I went straight to finding constants $c$ and $C$ such that $c||x||_p \leq ||x||_q\leq C||x||_p$ for all $x$ in $\mathbb{F}^d$ since the equivalence of th enormous would immediately follow from this. However, I'm not even sure where to begin. I thought of trying to let $x_j$ all be the same for a possible candidate for $c$ or $C$,but this doesn't seem too promising.
Any tips would be greatly appreciated!
 A: Even though it is tempting, I do not think that Hölder's inequality will help you in this case.

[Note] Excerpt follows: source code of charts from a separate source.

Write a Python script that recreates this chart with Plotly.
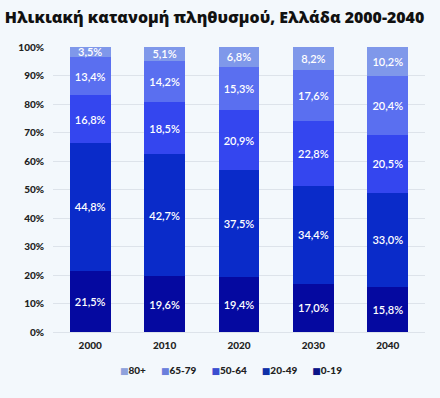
import plotly.graph_objects as go

years = ["2000", "2010", "2020", "2030", "2040"]
groups = ["0-19", "20-49", "50-64", "65-79", "80+"]
values = {
    "0-19": [21.5, 19.6, 19.4, 17.0, 15.8],
    "20-49": [44.8, 42.7, 37.5, 34.4, 33.0],
    "50-64": [16.8, 18.5, 20.9, 22.8, 20.5],
    "65-79": [13.4, 14.2, 15.3, 17.6, 20.4],
    "80+": [3.5, 5.1, 6.8, 8.2, 10.2],
}
colors = {
    "0-19": "#0509a0",
    "20-49": "#0a2bc9",
    "50-64": "#3446ef",
    "65-79": "#5a6ff0",
    "80+": "#7f98ea",
}
legend_colors = {
    "0-19": "#0a1488",
    "20-49": "#0e30a8",
    "50-64": "#3a4ed0",
    "65-79": "#6a7fdc",
    "80+": "#8fa2dc",
}

fig = go.Figure()
for g in groups:
    fig.add_trace(go.Bar(
        x=years, y=values[g], name=g, showlegend=False,
        marker=dict(color=colors[g], line=dict(width=0)),
        text=[f"{v:.1f}%".replace(".", ",") for v in values[g]],
        textposition="inside", insidetextanchor="middle",
        textfont=dict(color="white", size=11, family="Lato", weight=600),
        constraintext="none",
    ))

sep = "\u2002\u2002\u2002"
legend_text = sep.join(
    f"<span style='color:{legend_colors[g]};font-size:9px;font-family:DejaVu Sans'>\u25a0</span>{g}"
    for g in reversed(groups)
)
fig.add_annotation(text=legend_text, xref="paper", yref="paper",
                   x=0.478, y=-0.133, xanchor="center", yanchor="middle",
                   showarrow=False,
                   font=dict(size=10, color="#222222", family="Lato Black"))

fig.update_layout(
    barmode="stack",
    width=440, height=398,
    paper_bgcolor="#f3f8fc", plot_bgcolor="#f3f8fc",
    margin=dict(l=53, r=15, t=47, b=66, autoexpand=False),
    bargap=0.45,
    title=dict(text="Ηλικιακή κατανομή πληθυσμού, Ελλάδα 2000-2040",
               x=0.011, xanchor="left", y=0.955, yanchor="middle",
               font=dict(size=15.9, color="#111111", family="Open Sans", weight=800)),
    font=dict(family="Lato", color="#222222"),
    yaxis=dict(range=[0, 100], dtick=10, ticksuffix="%",
               gridcolor="#dde3ea", gridwidth=1, zeroline=False,
               tickfont=dict(size=10, color="#222222", family="Lato Black"),
               ticklabelstandoff=8),
    xaxis=dict(tickfont=dict(size=10, color="#222222", family="Lato Black"),
               showline=True, linecolor="#dde3ea", ticklabelstandoff=4),
    uniformtext=dict(minsize=9, mode="show"),
)
fig.write_html("out.html", config={"displayModeBar": False},
               post_script="document.body.style.margin='0';document.body.style.background='#f3f8fc';")
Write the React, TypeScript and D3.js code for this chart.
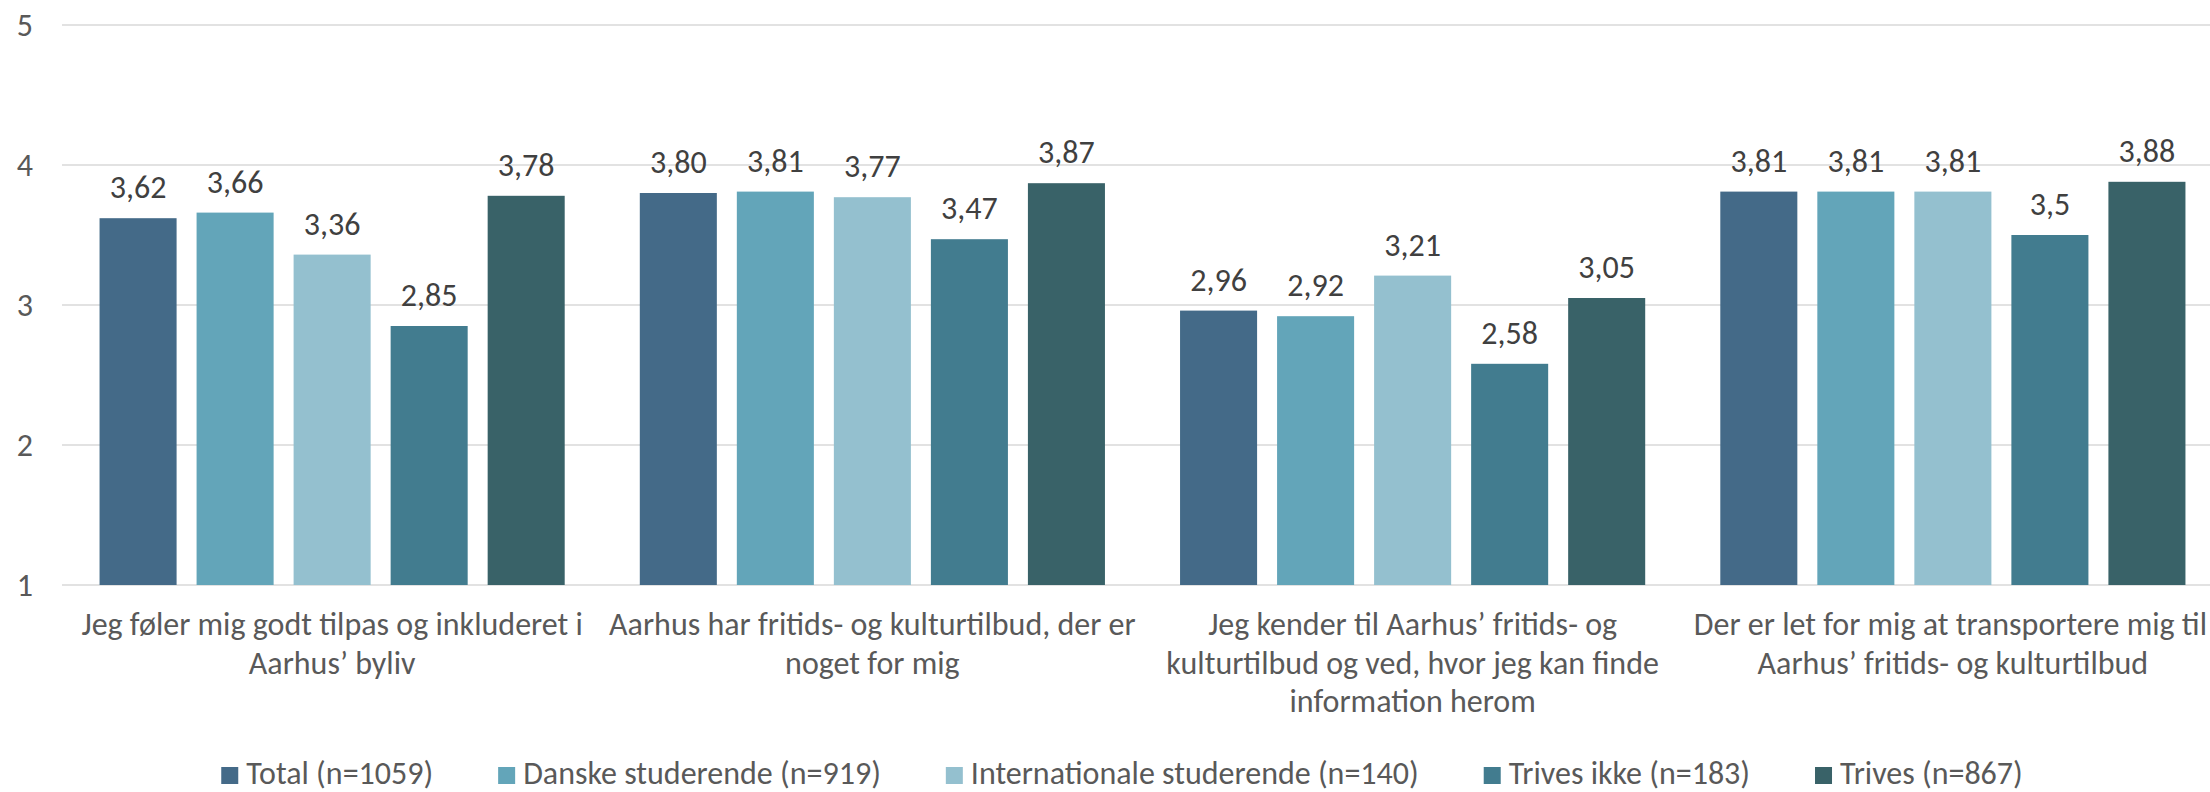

Consider this rather obvious inequality (remember that $\lvert x_j \rvert \leq \lVert x \rVert_\infty$ for all $j$):
$$
\lVert x \rVert_p = \left (\sum_{j = 1}^d \lvert x_j \rvert \right)^{\frac{1}{p}} \leq \left( d \lVert x \rVert_\infty^p \right)^\frac{1}{p} = d^\frac{1}{p} \lVert x \rVert_\infty
$$
Now note that there has to be some $\ell \in \lbrace 1, ..., d \rbrace$ such that $\lVert x \rVert_\infty = \lvert x_\ell \rvert$. So:
$$
\lVert x \rVert_\infty = \lvert x_\ell \rvert = (\lvert x_\ell \rvert^q)^\frac{1}{q} \leq \left( \sum_{j = 1}^d \lvert x_j \rvert^q \right)^\frac{1}{q} = \lVert x \rVert_q
$$
If we combine all of this, we get
$$
c \lVert x \rVert_p \leq \lVert x \rVert_\infty \leq  \lVert x \rVert_q
$$
for $c := \frac{1}{d^\frac{1}{p}}$. If you reapply the above reasoning, you get:
$$
\lVert x \rVert_q \leq C \lVert x \rVert_p
$$
for $C := d^\frac{1}{q}$. This means:
$$
c \lVert x \rVert_p \leq \lVert x \rVert_\infty \leq  \lVert x \rVert_q \leq C \lVert x \rVert_p
$$
for the already defined constants $c, C > 0$. This proves the equivalence of the norms $\lVert \cdot \rVert_r$, $r \in [1, \infty]$.
I have not quite yet figured out whether these are the best constants.